§ **Dataset content**
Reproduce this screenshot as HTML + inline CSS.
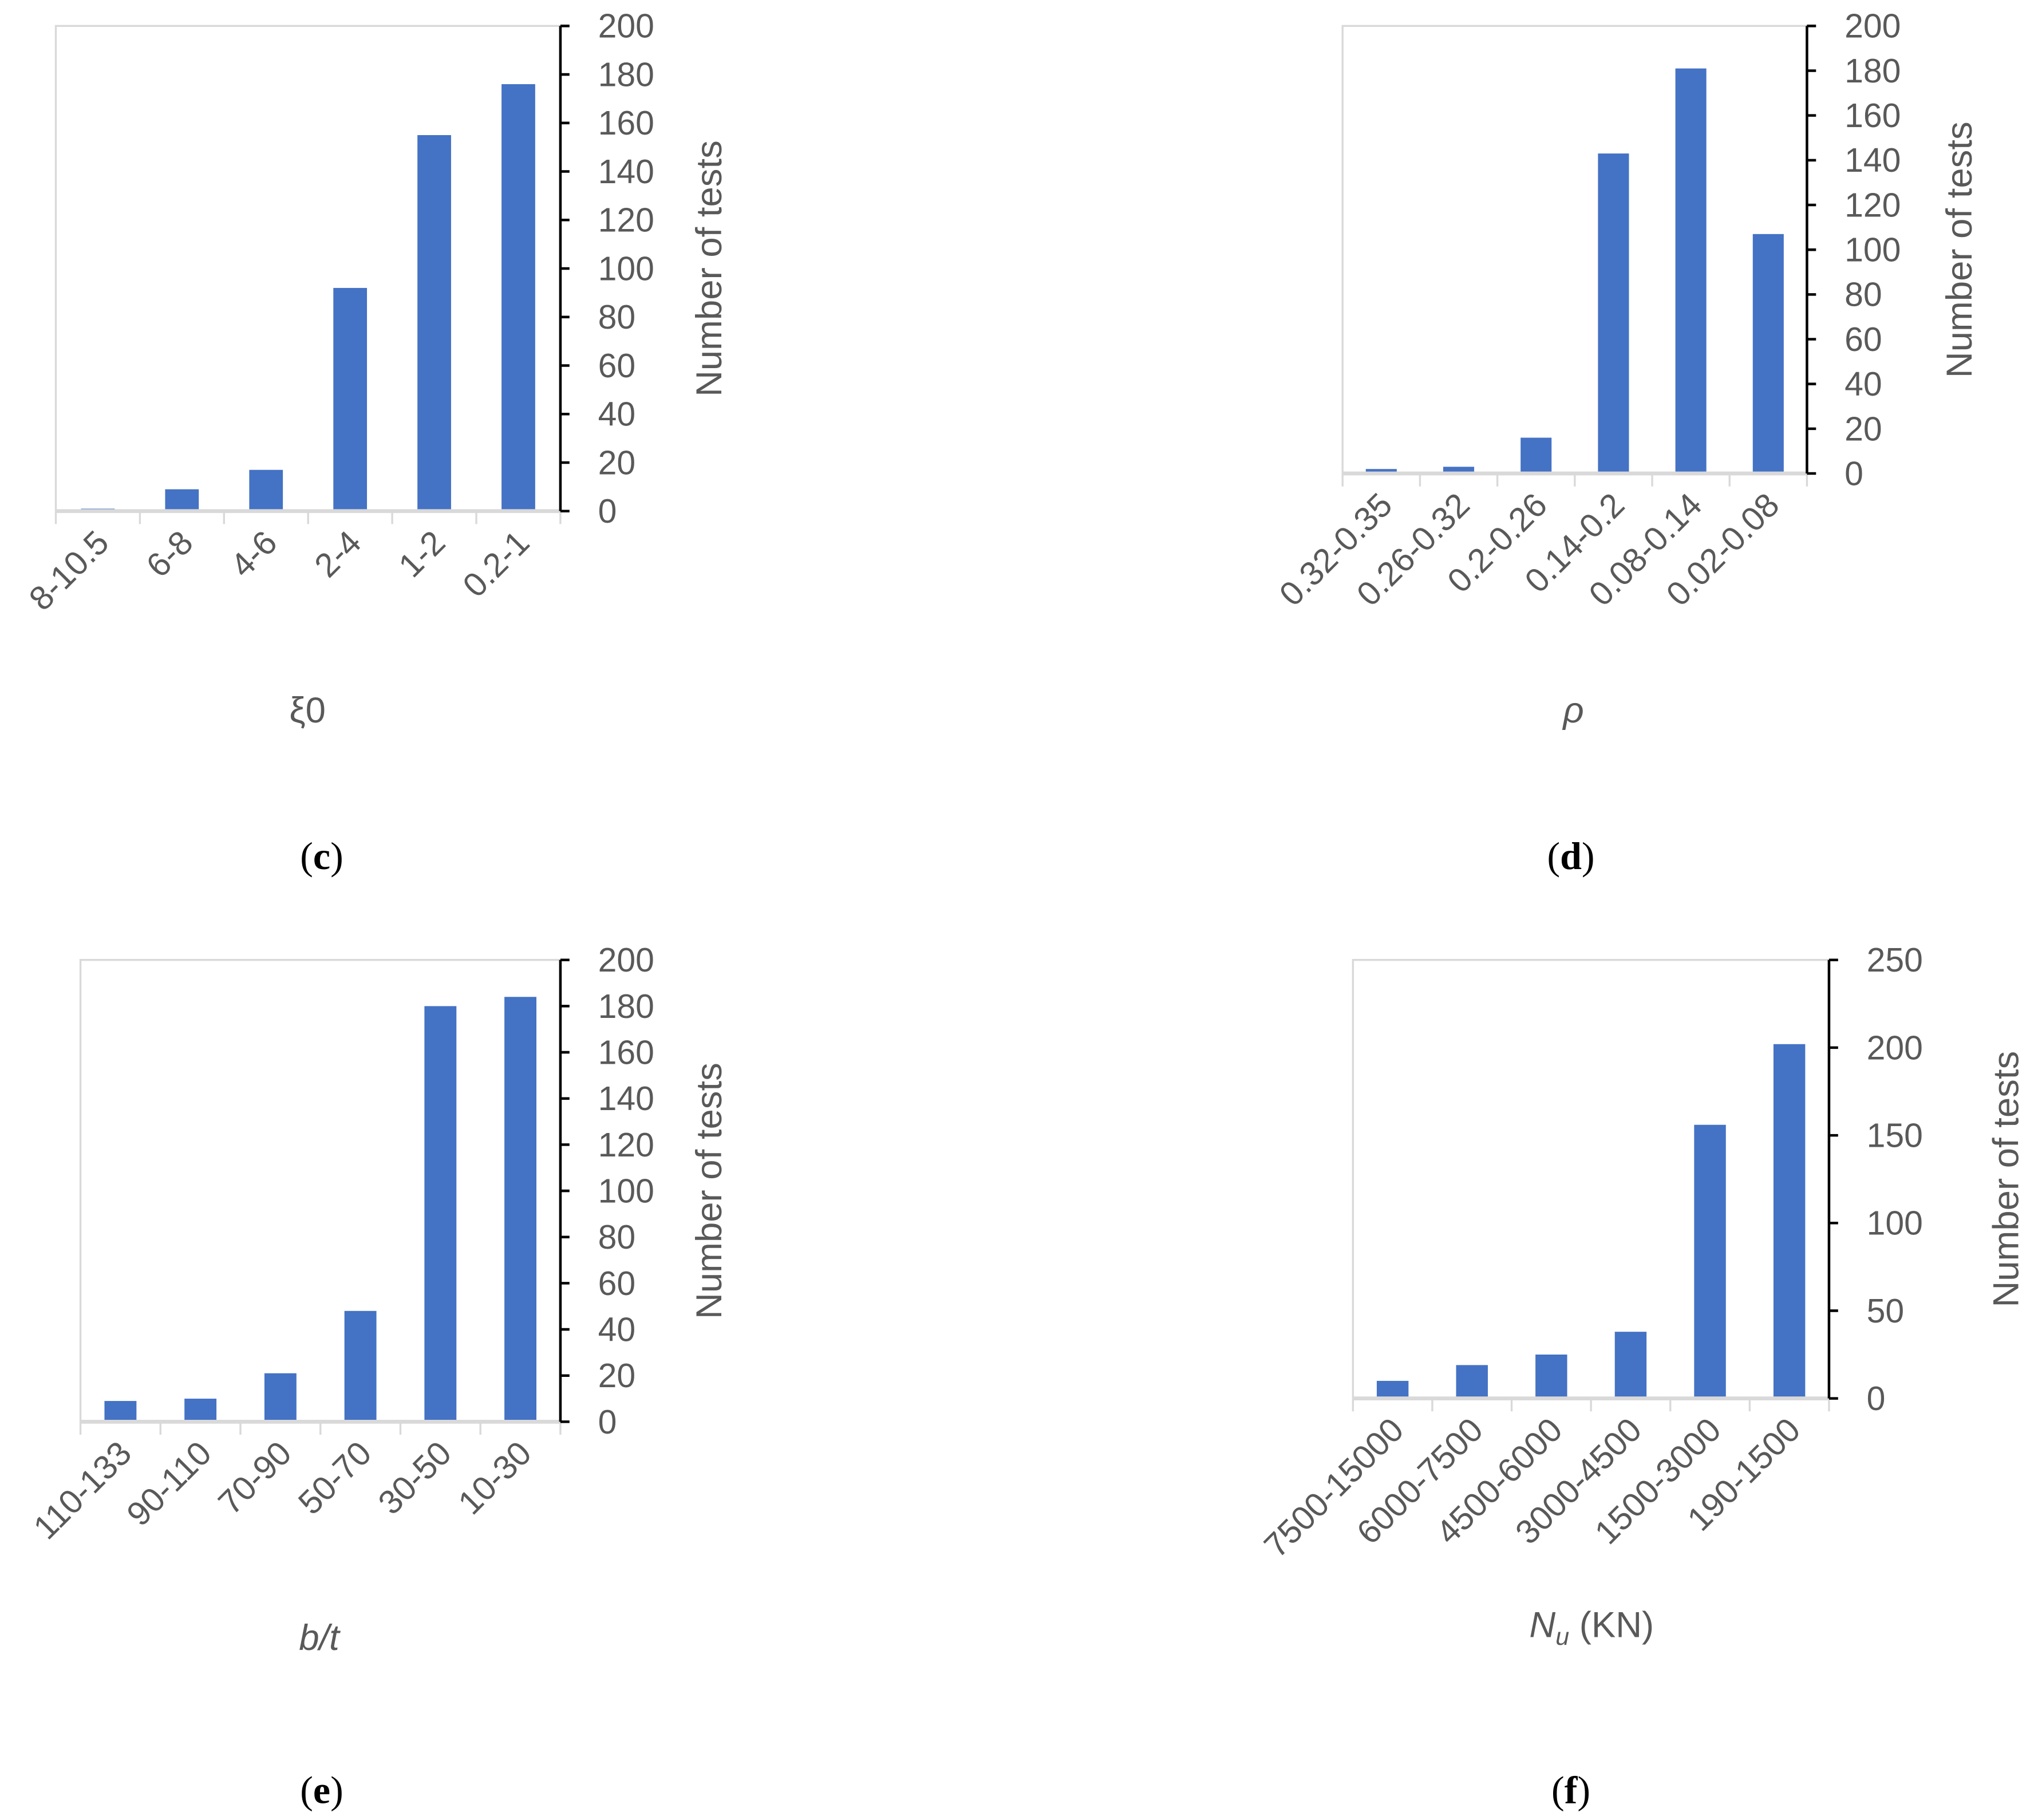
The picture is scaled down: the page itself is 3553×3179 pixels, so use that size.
<!DOCTYPE html>
<html><head><meta charset="utf-8"><style>
html,body{margin:0;padding:0;background:#fff}
svg{display:block}
text{font-family:"Liberation Sans","DejaVu Sans",sans-serif;fill:#595959}
</style></head><body>
<svg id="fig" width="3553" height="3179" viewBox="0 0 1568 1403" xmlns="http://www.w3.org/2000/svg"></svg>
<script>
const catsC=["8-10.5","6-8","4-6","2-4","1-2","0.2-1"];
const valsC=[1,9,17,92,155,176];
const ticksC=[0,20,40,60,80,100,120,140,160,180,200];
const catsD=["0.32-0.35","0.26-0.32","0.2-0.26","0.14-0.2","0.08-0.14","0.02-0.08"];
const valsD=[2,3,16,143,181,107];
const ticksD=[0,20,40,60,80,100,120,140,160,180,200];
const catsE=["110-133","90-110","70-90","50-70","30-50","10-30"];
const valsE=[9,10,21,48,180,184];
const ticksE=[0,20,40,60,80,100,120,140,160,180,200];
const catsF=["7500-15000","6000-7500","4500-6000","3000-4500","1500-3000","190-1500"];
const valsF=[10,19,25,38,156,202];
const ticksF=[0,50,100,150,200,250];

const NS="http://www.w3.org/2000/svg";
const svg=document.getElementById('fig');
function mk(tag,attrs,parent){const e=document.createElementNS(NS,tag);for(const k in attrs)e.setAttribute(k,attrs[k]);(parent||svg).appendChild(e);return e;}

function chart(id,cats,vals,ticks,L,T,R,B,xlabel,letter,ytx){
  const g=mk('g',{});
  
  
  const maxT=ticks[ticks.length-1];
  const y=v=>B-(v/maxT)*(B-T);
  const bw=(R-L)/cats.length;
  const x=i=>L+bw*(i+0.5);
  const frame=mk('path',{d:`M${L},${B} L${L},${T} L${R},${T}`,fill:'none',stroke:'#d9d9d9','stroke-width':1.5},g);
  
  
  vals.forEach((v,i)=>{
    const r=mk('rect',{x:x(i)-bw*0.2,y:y(v),width:bw*0.4,height:B-y(v),fill:'#4472C4'},g);
    
    
  });
  const xa=mk('line',{x1:L,y1:B,x2:R,y2:B,stroke:'#d9d9d9','stroke-width':3},g);
  
  
  for(let i=0;i<=cats.length;i++){
    const t=mk('line',{x1:L+bw*i,y1:B,x2:L+bw*i,y2:B+10,stroke:'#d9d9d9','stroke-width':1.5},g);
    
    
  }
  const ya=mk('line',{x1:R,y1:T,x2:R,y2:B,stroke:'#000','stroke-width':2},g);
  
  
  ticks.forEach(t=>{
    const tm=mk('line',{x1:R,y1:y(t),x2:R+7,y2:y(t),stroke:'#000','stroke-width':2},g);
    
    
    const tl=mk('text',{x:R+29,y:y(t)+9,'font-size':26},g);
    tl.textContent=t;
    
    
  });
  cats.forEach((c,i)=>{
    const cx=x(i)+10, cy=B+26;
    const tl=mk('text',{x:cx,y:cy,'font-size':26,'text-anchor':'end',transform:`rotate(-45 ${cx} ${cy})`},g);
    tl.textContent=c;
    
    
  });
  const yt=mk('text',{x:ytx,y:(T+B)/2,'font-size':28,'text-anchor':'middle',transform:`rotate(-90 ${ytx} ${(T+B)/2})`},g);
  yt.textContent='Number of tests';
  
  
  const xt=mk('text',{x:xlabel[1],y:xlabel[2],'font-size':28,'text-anchor':'middle'},g);
  xt.innerHTML=xlabel[0];
  
  
  const lt=mk('text',{x:letter[1],y:letter[2],'font-size':30,'text-anchor':'middle',style:'font-family:"Liberation Serif",serif;fill:#000'},g);
  lt.innerHTML='(<tspan font-weight="bold">'+letter[0]+'</tspan>)';
  
  
}
chart('c',catsC,valsC,ticksC,43,20,432,394,['ξ0',237,557],['c',248,670],556);
chart('d',catsD,valsD,ticksD,1035,20,1393,365,['<tspan font-style="italic">ρ</tspan>',1213,557],['d',1211,670],1520);
chart('e',catsE,valsE,ticksE,62,740,432,1096,['<tspan font-style="italic">b/t</tspan>',246,1272],['e',248,1390],556);
chart('f',catsF,valsF,ticksF,1043,740,1410,1078,['<tspan font-style="italic">N</tspan><tspan font-style="italic" font-size="19" dy="6">u</tspan><tspan dy="-6"> (KN)</tspan>',1227,1262],['f',1211,1390],1556);
</script>
</body></html>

§ **What needs to be done**
Extract the lines exactly, please: the first line of the listing, the line with "const ticksF=[0,50,100,150,200,250];", and every line between them, but no pictures.

§ **Solved problem**
Reproduce this screenshot as HTML + inline CSS.
The picture is scaled down: the page itself is 3553×3179 pixels, so use that size.
<!DOCTYPE html>
<html><head><meta charset="utf-8"><style>
html,body{margin:0;padding:0;background:#fff}
svg{display:block}
text{font-family:"Liberation Sans","DejaVu Sans",sans-serif;fill:#595959}
</style></head><body>
<svg id="fig" width="3553" height="3179" viewBox="0 0 1568 1403" xmlns="http://www.w3.org/2000/svg"></svg>
<script>
const catsC=["8-10.5","6-8","4-6","2-4","1-2","0.2-1"];
const valsC=[1,9,17,92,155,176];
const ticksC=[0,20,40,60,80,100,120,140,160,180,200];
const catsD=["0.32-0.35","0.26-0.32","0.2-0.26","0.14-0.2","0.08-0.14","0.02-0.08"];
const valsD=[2,3,16,143,181,107];
const ticksD=[0,20,40,60,80,100,120,140,160,180,200];
const catsE=["110-133","90-110","70-90","50-70","30-50","10-30"];
const valsE=[9,10,21,48,180,184];
const ticksE=[0,20,40,60,80,100,120,140,160,180,200];
const catsF=["7500-15000","6000-7500","4500-6000","3000-4500","1500-3000","190-1500"];
const valsF=[10,19,25,38,156,202];
const ticksF=[0,50,100,150,200,250];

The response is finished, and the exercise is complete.